For participants trying to navigate this environment, the key is to separate structural signals from noise. Faster block times and clearer tax rules are structural; one-off promotions or colorful macro quotes are often noise, even if they capture attention.
7. Takeaways for Investors and Builders
From an educational standpoint, today’s developments suggest a few practical reflections:
• Infrastructure choices matter. When evaluating networks like BNB Chain, it is useful to look beyond transaction fees and ask how design decisions — such as 450 ms block times — affect decentralization, resilience, and the kinds of applications that can thrive.

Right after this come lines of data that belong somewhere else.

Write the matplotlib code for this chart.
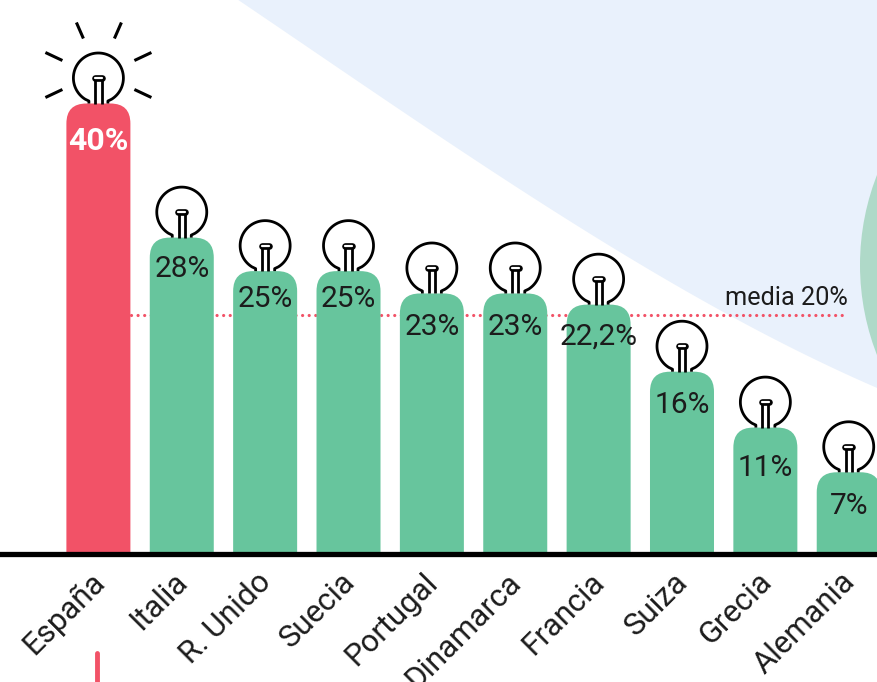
import numpy as np
import matplotlib
matplotlib.use("Agg")
import matplotlib.pyplot as plt
from matplotlib.path import Path
from matplotlib.patches import PathPatch, Circle, Polygon
from matplotlib.transforms import Affine2D

paises = ["España", "Italia", "R. Unido", "Suecia", "Portugal", "Dinamarca", "Francia", "Suiza", "Grecia", "Alemania"]
valores = [40, 28, 25, 25, 23, 23, 22, 16, 11, 7]
etiquetas = ["40%", "28%", "25%", "25%", "23%", "23%", "22,2%", "16%", "11%", "7%"]
media_pos = 21.1
media_txt = "media 20%"

# distance (px) from bar top to value label centre
label_off = [37, 31, 27.5, 27.5, 33.5, 33.5, 32, 33, 40, 33.5]

W, H = 877, 682
BASE, PXV, X0, DX = 550.5, 11.175, 98.4, 83.37
RED, GREEN, BLUE, TEAL = "#F25267", "#67C59D", "#E9F1FC", "#AFD9C8"
INK = "#1c1c1c"
FONT = ["Roboto", "DejaVu Sans"]

fig = plt.figure(figsize=(W/100, H/100), dpi=100)
ax = fig.add_axes([0, 0, 1, 1])
ax.set_xlim(-X0/DX, (W-X0)/DX)
ax.set_ylim((BASE-H)/PXV, BASE/PXV)
ax.axis("off")

px = Affine2D().scale(1/DX, -1/PXV)
def at(i, v):
    return px + Affine2D().translate(i, v) + ax.transData
page = Affine2D().scale(1/W, -1/H).translate(0, 1) + ax.transAxes

# background shapes
edge_x = [238, 400, 550, 633, 677, 837, 877]
edge_y = [0, 109, 210, 260, 285, 370, 388]
coef = np.polyfit(edge_x, edge_y, 3)
cx = np.linspace(238, 877, 80)
cy = np.polyval(coef, cx)
ax.add_patch(Polygon(np.c_[np.r_[cx, 877, 238], np.r_[cy, 0, 0]], closed=True, fc=BLUE, ec="none", transform=page, zorder=0))
ax.add_patch(Circle((1107, 265), 247, fc=TEAL, ec="none", transform=page, zorder=0.5))

def bar_path(i, v, w=32/DX, r=20, y0=-0.3):
    rx, ry = r/DX, r/PXV
    verts = [(i-w, y0), (i-w, v-ry), (i-w, v), (i-w+rx, v), (i+w-rx, v), (i+w, v), (i+w, v-ry), (i+w, y0), (i-w, y0)]
    codes = [Path.MOVETO, Path.LINETO, Path.CURVE3, Path.CURVE3, Path.LINETO, Path.CURVE3, Path.CURVE3, Path.LINETO, Path.CLOSEPOLY]
    return Path(verts, codes)

def bulb(i, v):
    tr = at(i, v)
    R, C = 25, -25.5
    ang = np.radians(np.linspace(238, -58, 80))
    xs = np.r_[-9.5, -9.5, R*np.cos(ang), 9.5, 9.5]
    ys = np.r_[0, -2.5, C - R*np.sin(ang), -2.5, 0]
    ax.plot(xs, ys, color="black", lw=2.0, transform=tr, zorder=4, solid_capstyle="butt", solid_joinstyle="round")
    for dx in (-3.1, 3.1):
        ax.plot([dx, dx], [0, -24], color="black", lw=2.0, transform=tr, zorder=4, solid_capstyle="butt")
    ax.plot([-3.4, 3.4], [C, C], color="black", lw=4.8, transform=tr, zorder=4, solid_capstyle="round")
    ax.plot([-3.4, 3.4], [C, C], color="white", lw=1.6, transform=tr, zorder=4.1, solid_capstyle="round")

# mean line
ax.plot([0.39, (843-X0)/DX], [media_pos, media_pos], color=RED, lw=2.3, ls=(0, (0.01, 2.05)),
        zorder=1, dash_capstyle="round")
ax.text((848-X0)/DX, (BASE-305)/PXV, media_txt, ha="right", va="baseline", fontsize=18.2, color=INK, family=FONT, zorder=2)

for i, (v, lab, name, off) in enumerate(zip(valores, etiquetas, paises, label_off)):
    c = RED if i == 0 else GREEN
    ax.add_patch(PathPatch(bar_path(i, v), fc=c, ec="none", zorder=3))
    bulb(i, v)
    ax.text(i, v - off/PXV, lab, ha="center", va="center", fontsize=23 if i == 0 else 21.5,
            color="white" if i == 0 else INK, fontweight="bold" if i == 0 else "normal", family=FONT, zorder=5)
    ax.text(i-0.105, -1.5, name, rotation=45, rotation_mode="anchor", ha="right", va="top", fontsize=22.4, color=INK, family=FONT, zorder=5)

# rays of the first bulb
rays = [((-22, -81), (-15, -65)), ((23, -81), (16, -65)), ((-53, -51), (-36, -43)), ((53, -51), (36, -43)), ((-53, -6), (-36, -14)), ((53, -6), (36, -14))]
for p, q in rays:
    ax.plot([p[0], q[0]], [p[1], q[1]], color="black", lw=2.2, transform=at(0, valores[0]), zorder=4, solid_capstyle="butt")

# axis line
ax.axhline((BASE-553.7)/PXV, color="black", lw=3.8, zorder=6)
# bottom tick
ax.plot([-0.02, -0.02], [(BASE-653)/PXV, (BASE-690)/PXV], color=RED, lw=3.5, solid_capstyle="round", zorder=5)

fig.savefig("out.png", dpi=100)
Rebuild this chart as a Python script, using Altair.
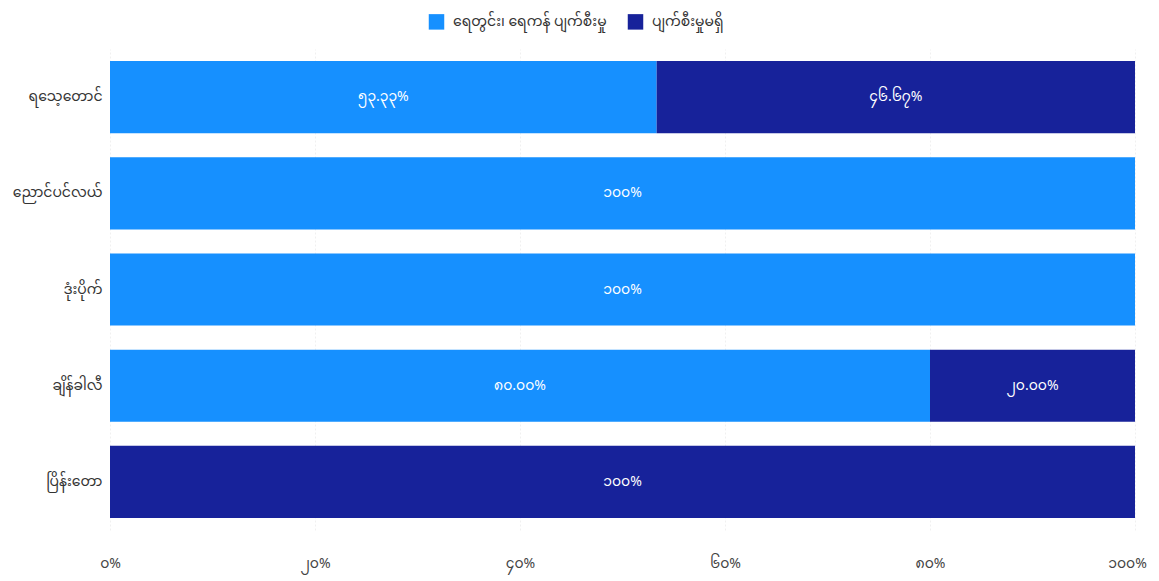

• Macro narratives are powerful but not deterministic. Warnings about currency debasement and calls for “Gold 2.0” can influence sentiment, yet long-term outcomes still depend on adoption, regulation, and technology. Diversification and risk management remain more reliable tools than any single narrative.
• Regulatory clarity can be a catalyst. As jurisdictions like Japan refine tax treatment and the EU clarifies content expectations, developers and institutions gain firmer ground to build on. Projects that pay attention to these details are more likely to attract large, risk-aware partners.
• Governance actions speak louder than roadmaps. How DAOs handle brand control, treasury allocation, and transparency often tells you more about their maturity than any slide deck.
Crypto is moving into a phase where speed, compliance, and macro context intersect. BNB Chain’s Fermi upgrade is one example of that convergence: a technical change that will shape user experience, validator economics, and possibly regulatory perception of high-performance chains.
Whether you are an investor, a developer, or simply a curious observer, the challenge is the same: keep an eye on the deeper forces — infrastructure evolution, regulatory integration, and macro risk preferences — rather than being pulled only by daily price swings.
Disclaimer: This article is for educational and analytical purposes only and does not constitute financial, investment, or legal advice. Digital assets are highly volatile and may not be suitable for every investor. Always conduct your own research and consider consulting a qualified professional before making financial decisions.